The Core Catalyst
Market participants responded to the latest financial disclosures with immediate buying pressure, lifting the stock by 4% to an intraday high of ₹595. This performance stands in sharp contrast to the broader Nifty 50, which experienced a slight decline during the same session. The primary driver of this positive sentiment is the company’s ability to translate top-line growth into bottom-line profitability, specifically reporting a 17.1% increase in revenue alongside a 19% surge in profit after tax compared to the same period last year. The market appears to be rewarding the company’s ability to maintain high-double-digit growth figures in a period characterized by volatile industrial demand.
The Analytical Deep Dive
When benchmarking against the broader auto-component sector, Tenneco Clean Air’s ability to secure a ₹12,400 crore order book provides a distinct defensive moat.
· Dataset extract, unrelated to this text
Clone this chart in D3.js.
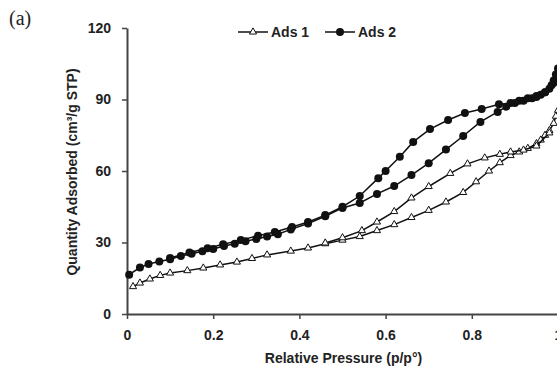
<!DOCTYPE html>
<html lang="en">
<head>
<meta charset="utf-8">
<script src="https://d3js.org/d3.v7.min.js"></script>
<style>
  body { margin: 0; background: #fff; }
  text { font-family: "Liberation Sans", Arial, sans-serif; font-weight: bold; fill: #222; }
</style>
</head>
<body>
<svg id="chart"></svg>
<script>
// Ads 1 (open triangles)
const ads1AdsP = [0.014,0.03,0.053,0.077,0.1,0.14,0.177,0.216,0.255,0.29,0.325,0.38,0.42,0.46,0.5,0.54,0.58,0.62,0.66,0.70,0.74,0.78,0.81,0.84,0.865,0.89,0.91,0.93,0.95,0.96,0.97,0.98,0.99,0.995,1.0];
const ads1AdsV = [11.5,13,14.7,16.2,17.2,18.2,19.3,20.6,21.8,23.3,24.8,26.4,27.7,29.5,31,32.5,35,37.5,40.5,43.5,47,51,55.5,60,63.5,66.5,68,69.5,71.5,73,75,77,80,83,85.5];
const ads1DesP = [0.98,0.95,0.92,0.89,0.865,0.83,0.79,0.75,0.70,0.66,0.62,0.58,0.545,0.5,0.46];
const ads1DesV = [76,70.5,68.8,68,67,65.5,63,59,53.5,48.7,43,38.6,35,32,29.8];
// Ads 2 (filled circles)
const ads2AdsP = [0.005,0.03,0.05,0.075,0.1,0.125,0.15,0.175,0.2,0.225,0.25,0.275,0.3,0.325,0.35,0.38,0.42,0.46,0.5,0.54,0.58,0.62,0.66,0.70,0.74,0.78,0.82,0.86,0.88,0.9,0.92,0.94,0.95,0.96,0.97,0.98,0.985,0.99,0.995,1.0];
const ads2AdsV = [16.5,19.5,21,22,23,24.3,25.3,26.3,27.3,28.5,29.5,30.5,31.5,32.5,33.5,35.5,38,41,44.5,46.6,50.4,53.7,58.3,63.3,69,74.7,80.6,84.8,87,88.5,89.5,90.5,91,92,93,94.5,96,98,100.5,103];
const ads2DesP = [0.99,0.97,0.95,0.93,0.91,0.89,0.863,0.823,0.784,0.745,0.703,0.664,0.633,0.6,0.583,0.54,0.5,0.46,0.42,0.383,0.343,0.304,0.264,0.223,0.187,0.145,0.1];
const ads2DesV = [97,93,91.5,90.5,89.5,88.5,88,86,84.3,81.4,77.6,72.2,66,60,57,49.5,45,41.5,38.6,36.5,34.4,32.8,31,29.3,27.6,25.8,23.5];

const yTicks = [0,30,60,90,120];
const xTicks = [0,0.2,0.4,0.6,0.8,1];

const W = 557, H = 371;
const svg = d3.select('#chart').attr('width', W).attr('height', H);

const x = d3.scaleLinear().domain([0, 1]).range([127, 558]);
const y = d3.scaleLinear().domain([0, 120]).range([314, 28]);

// axes
const xAxis = d3.axisBottom(x).tickValues(xTicks).tickSize(5).tickSizeOuter(0)
  .tickFormat(d => d === 0 ? '0' : d === 1 ? '1' : d3.format('.1f')(d));
const yAxis = d3.axisLeft(y).tickValues(yTicks).tickSize(5).tickSizeOuter(0);

const gx = svg.append('g').attr('transform', 'translate(0,' + y(0) + ')').call(xAxis);
const gy = svg.append('g').attr('transform', 'translate(' + x(0) + ',0)').call(yAxis);
[gx, gy].forEach(g => {
  g.select('.domain').attr('stroke', '#444').attr('stroke-width', 2);
  g.selectAll('.tick line').attr('stroke', '#444').attr('stroke-width', 1.5);
  g.selectAll('.tick text').style('font-size', '14px').attr('font-family', null).attr('fill', '#222');
});
gx.selectAll('.tick text').attr('dy', '1.3em');
gy.selectAll('.tick text').attr('x', -16);

// axis titles
svg.append('text').attr('x', (x(0) + 558) / 2 + 1).attr('y', 363).attr('text-anchor', 'middle')
  .style('font-size', '14px').text('Relative Pressure (p/p°)');
svg.append('text').attr('transform', 'translate(77,172) rotate(-90)').attr('text-anchor', 'middle')
  .style('font-size', '14px').text('Quantity Adsorbed (cm³/g STP)');
svg.append('text').attr('x', 9).attr('y', 25).style('font-family', '"Liberation Serif", "Times New Roman", serif')
  .style('font-weight', 'normal').style('font-size', '20px').text('(a)');

const line = d3.line().x(d => x(d[0])).y(d => y(d[1]));
const tri = d3.symbol().type(d3.symbolTriangle).size(22);

function series(ps, vs, kind) {
  const pts = ps.map((p, i) => [p, vs[i]]);
  svg.append('path').datum(pts).attr('d', line).attr('fill', 'none').attr('stroke', '#111').attr('stroke-width', 1.5);
  if (kind === 'circle') {
    svg.append('g').selectAll('circle').data(pts).enter().append('circle')
      .attr('cx', d => x(d[0])).attr('cy', d => y(d[1])).attr('r', 4).attr('fill', '#111');
  } else {
    svg.append('g').selectAll('path').data(pts).enter().append('path')
      .attr('d', tri).attr('transform', d => 'translate(' + x(d[0]) + ',' + y(d[1]) + ')')
      .attr('fill', '#fff').attr('stroke', '#111').attr('stroke-width', 1);
  }
}
series(ads1AdsP, ads1AdsV, 'tri');
series(ads1DesP, ads1DesV, 'tri');
series(ads2AdsP, ads2AdsV, 'circle');
series(ads2DesP, ads2DesV, 'circle');

// legend
const leg = svg.append('g');
leg.append('line').attr('x1', 238).attr('x2', 268).attr('y1', 32).attr('y2', 32).attr('stroke', '#111').attr('stroke-width', 1.5);
leg.append('path').attr('d', tri).attr('transform', 'translate(253,32)').attr('fill', '#fff').attr('stroke', '#111');
leg.append('text').attr('x', 271).attr('y', 37).style('font-size', '14px').text('Ads 1');
leg.append('line').attr('x1', 325).attr('x2', 355).attr('y1', 32).attr('y2', 32).attr('stroke', '#111').attr('stroke-width', 1.5);
leg.append('circle').attr('cx', 340).attr('cy', 32).attr('r', 4).attr('fill', '#111');
leg.append('text').attr('x', 358).attr('y', 37).style('font-size', '14px').text('Ads 2');
</script>
</body>
</html>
While peers are currently grappling with decelerating demand in the domestic passenger vehicle segment, this company is hedging risk through a diversified export portfolio, which currently accounts for up to 20% of its order volume. Recent capital expenditures, specifically the ₹690 million allocated for the ART segment and a ₹710 million investment in its Kharkhoda facility, suggest management is preparing for a shift toward more stringent emission regulatory requirements. These investments are critical; they signify a transition toward higher-value products that typically command better margins, potentially insulating the company from the commoditization often seen in standard exhaust systems.
The Forensic Bear Case
Despite the positive momentum, significant operational risks remain. The projected EBITDA margin contraction to 18.5% for FY27—down from 18.8%—is not merely a minor variance; it signals that inflationary pressures on raw materials are beginning to erode the company's pricing power. Furthermore, as a subsidiary of a global parent, the company faces inherent risks related to inter-company transfer pricing and potential volatility in global supply chains. Because Tenneco relies heavily on the automotive original equipment manufacturer sector, any softening in vehicle production volumes will hit the order book directly. Investors should note that the company’s relatively short history on the public markets means it has yet to be tested through a prolonged cyclical downturn, leaving its long-term valuation sensitivity largely unproven.
The Future Outlook
Brokerage sentiment remains optimistic, with consensus estimates pointing toward consistent growth in value-added revenue for the next two fiscal years. The forward trajectory is contingent on the company’s ability to operationalize its new facilities without cost overruns. If the anticipated 16% to 22% growth in value-added revenue materializes, the current valuation may be justified, provided that management successfully navigates the narrowing spread between raw material costs and product realisations.